Task statement: Drop every picture, then transcribe the remaining data exactly.

Excerpted records:
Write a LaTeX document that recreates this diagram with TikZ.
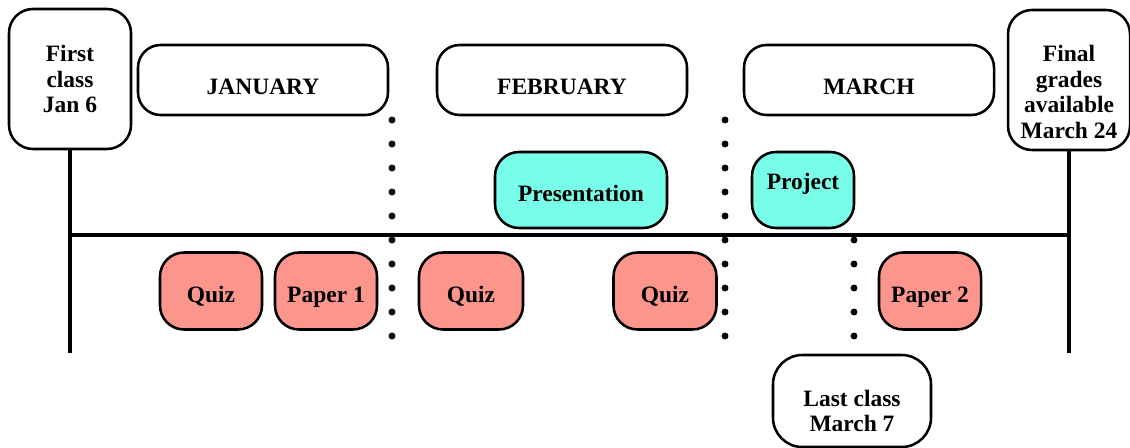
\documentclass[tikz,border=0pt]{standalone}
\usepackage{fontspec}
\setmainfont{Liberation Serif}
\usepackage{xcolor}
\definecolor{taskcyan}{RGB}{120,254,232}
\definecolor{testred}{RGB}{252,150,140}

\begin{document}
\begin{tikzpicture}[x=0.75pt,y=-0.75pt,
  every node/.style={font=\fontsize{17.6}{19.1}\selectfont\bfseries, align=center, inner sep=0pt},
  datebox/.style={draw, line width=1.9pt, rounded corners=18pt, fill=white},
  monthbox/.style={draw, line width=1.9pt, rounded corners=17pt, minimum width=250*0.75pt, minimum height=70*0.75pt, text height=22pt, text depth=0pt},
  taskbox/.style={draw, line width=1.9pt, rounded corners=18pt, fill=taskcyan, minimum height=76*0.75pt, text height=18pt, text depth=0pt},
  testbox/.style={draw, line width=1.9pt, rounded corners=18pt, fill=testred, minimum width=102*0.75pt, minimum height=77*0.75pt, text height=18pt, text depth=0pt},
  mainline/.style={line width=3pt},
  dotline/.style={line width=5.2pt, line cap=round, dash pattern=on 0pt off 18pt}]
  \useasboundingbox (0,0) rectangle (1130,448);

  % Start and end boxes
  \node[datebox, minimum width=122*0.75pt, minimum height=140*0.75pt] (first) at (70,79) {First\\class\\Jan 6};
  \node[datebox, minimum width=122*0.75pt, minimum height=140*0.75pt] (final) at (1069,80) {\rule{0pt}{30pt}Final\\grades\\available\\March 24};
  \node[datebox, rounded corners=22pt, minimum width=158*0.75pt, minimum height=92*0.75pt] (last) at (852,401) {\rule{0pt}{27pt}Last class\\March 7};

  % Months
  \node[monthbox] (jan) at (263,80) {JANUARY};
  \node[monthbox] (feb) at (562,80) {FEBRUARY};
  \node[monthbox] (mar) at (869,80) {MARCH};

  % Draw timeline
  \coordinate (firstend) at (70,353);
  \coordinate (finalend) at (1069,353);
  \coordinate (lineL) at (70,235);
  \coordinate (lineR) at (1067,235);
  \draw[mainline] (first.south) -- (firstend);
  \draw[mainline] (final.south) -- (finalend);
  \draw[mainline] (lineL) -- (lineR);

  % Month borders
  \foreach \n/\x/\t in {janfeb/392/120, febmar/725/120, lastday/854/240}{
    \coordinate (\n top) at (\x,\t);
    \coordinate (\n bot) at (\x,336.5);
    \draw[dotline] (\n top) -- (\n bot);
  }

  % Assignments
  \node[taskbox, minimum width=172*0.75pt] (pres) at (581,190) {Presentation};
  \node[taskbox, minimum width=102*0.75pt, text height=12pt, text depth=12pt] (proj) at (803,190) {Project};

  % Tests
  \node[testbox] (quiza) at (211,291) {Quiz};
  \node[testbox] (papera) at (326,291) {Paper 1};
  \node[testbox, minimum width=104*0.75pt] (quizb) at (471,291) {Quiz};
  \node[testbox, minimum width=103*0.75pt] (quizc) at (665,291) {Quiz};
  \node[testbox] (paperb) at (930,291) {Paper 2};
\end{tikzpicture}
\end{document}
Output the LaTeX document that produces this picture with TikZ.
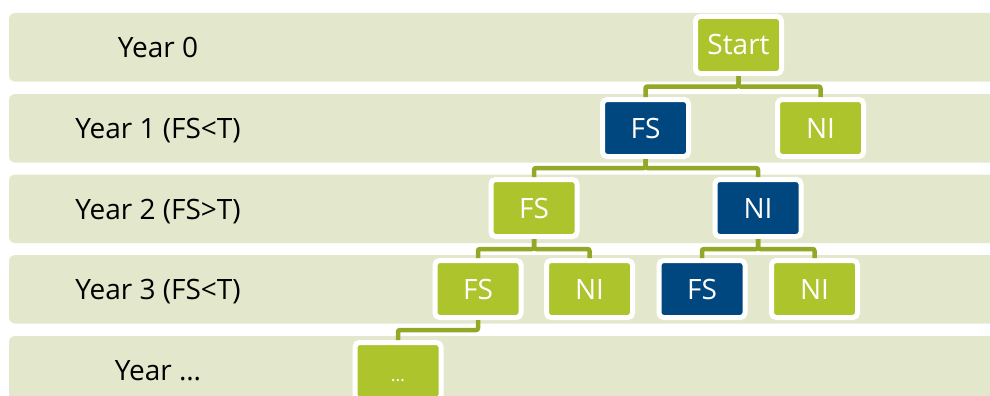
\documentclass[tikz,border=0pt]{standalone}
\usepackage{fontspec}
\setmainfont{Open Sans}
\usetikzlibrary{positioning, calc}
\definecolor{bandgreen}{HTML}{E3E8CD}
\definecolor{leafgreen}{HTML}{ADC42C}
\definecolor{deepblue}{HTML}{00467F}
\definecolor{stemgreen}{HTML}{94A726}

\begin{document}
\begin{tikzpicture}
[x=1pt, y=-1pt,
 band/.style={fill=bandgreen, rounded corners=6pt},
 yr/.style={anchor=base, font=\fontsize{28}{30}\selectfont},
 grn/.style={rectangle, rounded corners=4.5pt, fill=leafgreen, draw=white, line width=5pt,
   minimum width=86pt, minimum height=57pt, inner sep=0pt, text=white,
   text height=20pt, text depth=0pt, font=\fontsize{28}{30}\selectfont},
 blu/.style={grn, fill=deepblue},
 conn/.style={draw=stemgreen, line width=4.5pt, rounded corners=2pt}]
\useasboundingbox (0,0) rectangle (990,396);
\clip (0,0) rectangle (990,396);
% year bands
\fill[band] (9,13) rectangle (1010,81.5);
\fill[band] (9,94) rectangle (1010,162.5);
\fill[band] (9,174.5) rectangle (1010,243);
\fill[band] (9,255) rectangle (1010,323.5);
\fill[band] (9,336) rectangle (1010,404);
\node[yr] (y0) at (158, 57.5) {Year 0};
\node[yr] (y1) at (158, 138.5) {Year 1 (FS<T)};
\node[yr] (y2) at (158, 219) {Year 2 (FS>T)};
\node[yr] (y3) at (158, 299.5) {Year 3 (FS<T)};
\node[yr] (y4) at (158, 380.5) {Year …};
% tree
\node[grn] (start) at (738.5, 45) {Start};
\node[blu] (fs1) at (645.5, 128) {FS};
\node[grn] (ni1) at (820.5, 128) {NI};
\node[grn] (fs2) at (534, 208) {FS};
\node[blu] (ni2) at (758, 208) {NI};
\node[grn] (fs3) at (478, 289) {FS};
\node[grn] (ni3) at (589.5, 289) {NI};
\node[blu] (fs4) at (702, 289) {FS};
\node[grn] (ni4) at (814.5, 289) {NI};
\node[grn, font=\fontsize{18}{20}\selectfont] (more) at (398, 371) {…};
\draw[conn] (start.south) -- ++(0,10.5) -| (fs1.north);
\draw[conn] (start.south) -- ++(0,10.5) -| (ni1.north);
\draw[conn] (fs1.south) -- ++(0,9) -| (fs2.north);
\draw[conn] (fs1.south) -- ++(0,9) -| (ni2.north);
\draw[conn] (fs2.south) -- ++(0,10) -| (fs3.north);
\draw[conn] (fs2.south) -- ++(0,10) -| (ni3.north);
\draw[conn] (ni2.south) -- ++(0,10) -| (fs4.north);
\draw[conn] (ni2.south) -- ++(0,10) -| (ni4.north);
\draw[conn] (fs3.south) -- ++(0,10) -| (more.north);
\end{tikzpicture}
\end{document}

Solution for this task:
Write a LaTeX document that recreates this diagram with TikZ.
\documentclass[tikz,border=0pt]{standalone}
\usepackage{fontspec}
\setmainfont{Liberation Serif}
\usepackage{xcolor}
\definecolor{taskcyan}{RGB}{120,254,232}
\definecolor{testred}{RGB}{252,150,140}

\begin{document}
\begin{tikzpicture}[x=0.75pt,y=-0.75pt,
  every node/.style={font=\fontsize{17.6}{19.1}\selectfont\bfseries, align=center, inner sep=0pt},
  datebox/.style={draw, line width=1.9pt, rounded corners=18pt, fill=white},
  monthbox/.style={draw, line width=1.9pt, rounded corners=17pt, minimum width=250*0.75pt, minimum height=70*0.75pt, text height=22pt, text depth=0pt},
  taskbox/.style={draw, line width=1.9pt, rounded corners=18pt, fill=taskcyan, minimum height=76*0.75pt, text height=18pt, text depth=0pt},
  testbox/.style={draw, line width=1.9pt, rounded corners=18pt, fill=testred, minimum width=102*0.75pt, minimum height=77*0.75pt, text height=18pt, text depth=0pt},
  mainline/.style={line width=3pt},
  dotline/.style={line width=5.2pt, line cap=round, dash pattern=on 0pt off 18pt}]
  \useasboundingbox (0,0) rectangle (1130,448);

  % Start and end boxes
  \node[datebox, minimum width=122*0.75pt, minimum height=140*0.75pt] (first) at (70,79) {First\\class\\Jan 6};
  \node[datebox, minimum width=122*0.75pt, minimum height=140*0.75pt] (final) at (1069,80) {\rule{0pt}{30pt}Final\\grades\\available\\March 24};
  \node[datebox, rounded corners=22pt, minimum width=158*0.75pt, minimum height=92*0.75pt] (last) at (852,401) {\rule{0pt}{27pt}Last class\\March 7};

  % Months
  \node[monthbox] (jan) at (263,80) {JANUARY};
  \node[monthbox] (feb) at (562,80) {FEBRUARY};
  \node[monthbox] (mar) at (869,80) {MARCH};

  % Draw timeline
  \coordinate (firstend) at (70,353);
  \coordinate (finalend) at (1069,353);
  \coordinate (lineL) at (70,235);
  \coordinate (lineR) at (1067,235);
  \draw[mainline] (first.south) -- (firstend);
  \draw[mainline] (final.south) -- (finalend);
  \draw[mainline] (lineL) -- (lineR);

  % Month borders
  \foreach \n/\x/\t in {janfeb/392/120, febmar/725/120, lastday/854/240}{
    \coordinate (\n top) at (\x,\t);
    \coordinate (\n bot) at (\x,336.5);
    \draw[dotline] (\n top) -- (\n bot);
  }

  % Assignments
  \node[taskbox, minimum width=172*0.75pt] (pres) at (581,190) {Presentation};
  \node[taskbox, minimum width=102*0.75pt, text height=12pt, text depth=12pt] (proj) at (803,190) {Project};

  % Tests
  \node[testbox] (quiza) at (211,291) {Quiz};
  \node[testbox] (papera) at (326,291) {Paper 1};
  \node[testbox, minimum width=104*0.75pt] (quizb) at (471,291) {Quiz};
  \node[testbox, minimum width=103*0.75pt] (quizc) at (665,291) {Quiz};
  \node[testbox] (paperb) at (930,291) {Paper 2};
\end{tikzpicture}
\end{document}
Output the LaTeX document that produces this picture with TikZ.
\documentclass[tikz,border=0pt]{standalone}
\usepackage{fontspec}
\setmainfont{Open Sans}
\usetikzlibrary{positioning, calc}
\definecolor{bandgreen}{HTML}{E3E8CD}
\definecolor{leafgreen}{HTML}{ADC42C}
\definecolor{deepblue}{HTML}{00467F}
\definecolor{stemgreen}{HTML}{94A726}

\begin{document}
\begin{tikzpicture}
[x=1pt, y=-1pt,
 band/.style={fill=bandgreen, rounded corners=6pt},
 yr/.style={anchor=base, font=\fontsize{28}{30}\selectfont},
 grn/.style={rectangle, rounded corners=4.5pt, fill=leafgreen, draw=white, line width=5pt,
   minimum width=86pt, minimum height=57pt, inner sep=0pt, text=white,
   text height=20pt, text depth=0pt, font=\fontsize{28}{30}\selectfont},
 blu/.style={grn, fill=deepblue},
 conn/.style={draw=stemgreen, line width=4.5pt, rounded corners=2pt}]
\useasboundingbox (0,0) rectangle (990,396);
\clip (0,0) rectangle (990,396);
% year bands
\fill[band] (9,13) rectangle (1010,81.5);
\fill[band] (9,94) rectangle (1010,162.5);
\fill[band] (9,174.5) rectangle (1010,243);
\fill[band] (9,255) rectangle (1010,323.5);
\fill[band] (9,336) rectangle (1010,404);
\node[yr] (y0) at (158, 57.5) {Year 0};
\node[yr] (y1) at (158, 138.5) {Year 1 (FS<T)};
\node[yr] (y2) at (158, 219) {Year 2 (FS>T)};
\node[yr] (y3) at (158, 299.5) {Year 3 (FS<T)};
\node[yr] (y4) at (158, 380.5) {Year …};
% tree
\node[grn] (start) at (738.5, 45) {Start};
\node[blu] (fs1) at (645.5, 128) {FS};
\node[grn] (ni1) at (820.5, 128) {NI};
\node[grn] (fs2) at (534, 208) {FS};
\node[blu] (ni2) at (758, 208) {NI};
\node[grn] (fs3) at (478, 289) {FS};
\node[grn] (ni3) at (589.5, 289) {NI};
\node[blu] (fs4) at (702, 289) {FS};
\node[grn] (ni4) at (814.5, 289) {NI};
\node[grn, font=\fontsize{18}{20}\selectfont] (more) at (398, 371) {…};
\draw[conn] (start.south) -- ++(0,10.5) -| (fs1.north);
\draw[conn] (start.south) -- ++(0,10.5) -| (ni1.north);
\draw[conn] (fs1.south) -- ++(0,9) -| (fs2.north);
\draw[conn] (fs1.south) -- ++(0,9) -| (ni2.north);
\draw[conn] (fs2.south) -- ++(0,10) -| (fs3.north);
\draw[conn] (fs2.south) -- ++(0,10) -| (ni3.north);
\draw[conn] (ni2.south) -- ++(0,10) -| (fs4.north);
\draw[conn] (ni2.south) -- ++(0,10) -| (ni4.north);
\draw[conn] (fs3.south) -- ++(0,10) -| (more.north);
\end{tikzpicture}
\end{document}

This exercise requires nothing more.